Saturday 15 May 2010

How Much is Too Much?

Rejecting the Spirit of a Quisling

It is impossible to rebuild Christendom in New Zealand without the regeneration of a majority of souls. Regeneration is God's business: no creature, not even angels, can will it, or effect it. One is born again by the Spirit of God, and the Spirit alone (John 1:12-13). Now we firmly believe that days are coming when the vast majority of people in New Zealand will be truly Christian, from the inside out. This will occur in God's time, when He is pleased to stretch forth His hand, to honour His Son in this land.

Until that time, we Christians live as exiles in an alien land. These are the days of a Babylonian captivity, or of the Northern Kingdom under Ahab, or of Israel under the Seleucids. But God's call to live faithfully in such times remains clear, true, and valid.

How should we then live? On this there is much that could be said. Another way of expressing the question would be, In the light of exile, what ought to be our focus and our service priorities? Personal and family sanctification, to be sure. Pure, biblical corporate worship, essential. Strong, essentially separated covenant communities where we maintain faithful churches, families, schools, charities, and businesses--vital. Proclaiming the Gospel of God's grace to this Unbelieving generation, critical.

In being faithful to God in these things, the Christian community acts as salt and light in the world. It preserves our country from greater, more precipitous decline. With respect to the outside world, one of our frequent themes must be "leave us alone". Like Shadrach, Meshach and Abednego, we often find ourselves petitioning the powers-that-be to leave us alone so that we may serve our God, and in return we will be loyal citizens, insofar as conscience permits. And the Christian conscience permits a great deal in this regard, since we are allowed to obey either out of conscience, or out of pragmatic considerations (Romans 13: 5).

But--and it is a big "but"--it is essential that Christians in our day recognise that we are in a time of captivity and that we Christians, therefore, are enslaved in our own country--which really belongs to the Lord Jesus Christ. Therefore, we live subject to interlopers. If we are not clear upon this, we will end up thinking that the conditions under which we labour are the "new normal". We will end up siding with Pharaoh, supporting, cheerleading, congratulating, and abetting his tyranny. We will betray the Kingdom and be little more than quislings.

This is precisely the trap into which the Anglican church in Australia has fallen in its call to limit having children so as not to steal from forthcoming generations. This is the propaganda of Pharaoh, not faithfulness to our God. That it should come out of the mouth of God's people is shameful and disgraceful.

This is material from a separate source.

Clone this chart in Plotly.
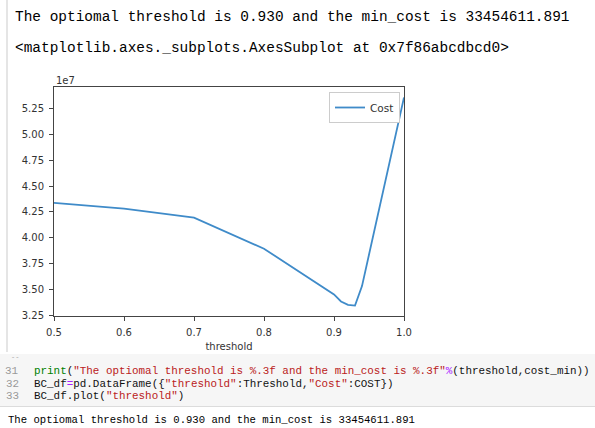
import plotly.graph_objects as go

# ---- data ----
threshold = [0.5, 0.6, 0.7, 0.8, 0.9, 0.91, 0.92, 0.93, 0.94, 1.0]
cost = [43370000, 42820000, 41950000, 38950000, 34530000, 33850000,
        33520000, 33454611.891, 35340000, 53570000]
series_name = "Cost"
x_ticks = [0.5, 0.6, 0.7, 0.8, 0.9, 1.0]
y_scale = 1e7

W, H = 595, 428
L, R, T, B = 54, 404, 87, 316   # plot-area pixel box

def px(x):
    return (x - L) / (R - L)

def py(y):
    return (B - y) / (B - T)

ys = [c / y_scale for c in cost]
lo, hi = min(ys), max(ys)
pad = 0.05 * (hi - lo)

fig = go.Figure()
fig.add_trace(go.Scatter(x=threshold, y=ys, mode="lines", name=series_name,
                         line=dict(color="#3f8bc9", width=1.8)))

mono = "Liberation Mono, DejaVu Sans Mono, monospace"
sans = "DejaVu Sans, sans-serif"

ann = []
def text(x, y, s, size, color="#111", anchor="left", font=mono):
    ann.append(dict(x=px(x), y=py(y), xref="paper", yref="paper", text=s,
                    showarrow=False, xanchor=anchor, yanchor="middle",
                    font=dict(family=font, size=size, color=color)))

text(13, 17, "The optiomal threshold is 0.930 and the min_cost is 33454611.891", 14.45, "#000")
text(13, 48, "&lt;matplotlib.axes._subplots.AxesSubplot at 0x7f86abcdbcd0&gt;", 14.45, "#000")
text(54, 81, "1e7", 10, "#333", font=sans)

G = "#008000"; S = "#ba2121"; P = "#aa22ff"
def c(col, s):
    return f'<span style="color:{col}">{s}</span>'

code = [
    ("31", c(G, "print") + "(" + c(S, '"The optiomal threshold is %.3f and the min_cost is %.3f"')
     + c(P, "%") + "(threshold,cost_min))", 371),
    ("32", "BC_df" + c(P, "=") + "pd.DataFrame({" + c(S, '"threshold"') + ":Threshold,"
     + c(S, '"Cost"') + ":COST})", 383.5),
    ("33", "BC_df.plot(" + c(S, '"threshold"') + ")", 396),
]
for num, line, y in code:
    text(20.5, y, num, 10.9, "#999", anchor="right")
    text(32, y, line, 10.9, "#111")
text(9, 357, "--", 7, "#aaa")
text(6, 420, "The optiomal threshold is 0.930 and the min_cost is 33454611.891", 10.6, "#000")

shapes = [
    dict(type="rect", xref="paper", yref="paper", x0=px(0), x1=px(W), y0=py(406), y1=py(354),
         fillcolor="#f6f6f6", line=dict(width=0), layer="below"),
    dict(type="line", xref="paper", yref="paper", x0=px(0), x1=px(W), y0=py(406.5), y1=py(406.5),
         line=dict(color="#dcdcdc", width=1)),
    dict(type="line", xref="paper", yref="paper", x0=px(7), x1=px(7), y0=py(0), y1=py(352),
         line=dict(color="#dddddd", width=1.5)),
]

axis_common = dict(showline=True, linecolor="#444", linewidth=1, mirror=True,
                   ticks="outside", ticklen=4, tickcolor="#444", showgrid=False,
                   zeroline=False, ticklabelstandoff=3,
                   tickfont=dict(family=sans, size=10, color="#333"))

fig.update_layout(
    width=W, height=H,
    margin=dict(l=L, r=W - R, t=T, b=H - B, pad=0),
    paper_bgcolor="white", plot_bgcolor="white",
    showlegend=True,
    legend=dict(x=px(400), y=py(92), xanchor="right", yanchor="top",
                bgcolor="white", bordercolor="#cccccc", borderwidth=1,
                font=dict(family=sans, size=10.5, color="#333"),
                itemwidth=30, tracegroupgap=0),
    xaxis=dict(range=[min(threshold), max(threshold)], tickvals=x_ticks,
               tickformat=".1f",
               title=dict(text="threshold", standoff=5,
                          font=dict(family=sans, size=10, color="#333")),
               **axis_common),
    yaxis=dict(range=[lo - pad, hi + pad], dtick=0.25, tick0=0, tickformat=".2f",
               **axis_common),
    annotations=ann, shapes=shapes,
)

fig.write_html("out.html")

How do we know we are enslaved? Undoubtedly, there would be more than a few Christians and churches who would find the allegation of being enslaved extraordinary, inflammatory, and extreme. There are two ways to answer this question: the first is to compare the dominion and extent of interference and control of our government over our lives in the light of God's prescription for the role and responsibility of the State. This is the bottom-up, inductive approach. It leads us to identify all the illicit activities of the government--such as running health, education, and welfare systems, and reject such arrogations as idolatrous, simply because they are power grabs not allowed by Holy Writ.

The second is to use a top down argument of blunt-force trauma. The Scriptures make plain that if a civil government takes more in taxes than ten percent, it is oppressing and enslaving its people, period. (I Samuel 8: 15--17) Moreover, if the government takes our sons and daughters to be its servants, it is acting tyrannically (I Samuel 8:10--13. Think, for example, of the modern tyranny of compulsory state education--the government extracting money from us by force to pay for its education system, then using the system to indoctrinate our children according to its pleasures).

In biblical terms, our government in exacting far above ten percent, is many times over a tyrant and has enslaved its people. We are indeed living in a Babylonian captivity; hundreds of thousands depend for their daily food upon Pharaoh; others find themselves plundered at every turn. How much above the ten percent benchmark that identifies an ungodly tyrant, you ask? This graphic from the OECD tells the story.


The State in New Zealand expropriates and extracts over 35 percent of our national domestic earnings.  That is three and a half times more tyrannical and enslaving than what the Scriptures present as an ungodly exaction and tyranny on the part of government. 

Living in New Zealand as an enslaved Christian in 2010 is not a new-normal, but an ancient condition. It is as old as the Egyptian enslavement of Israel, and the Babylonian captivity by the River Chebar. If we get this straight, Christians will understand far more clearly how they must live in order to please God in our day. It will help us identify and banish the spirit of the quisling amongst us.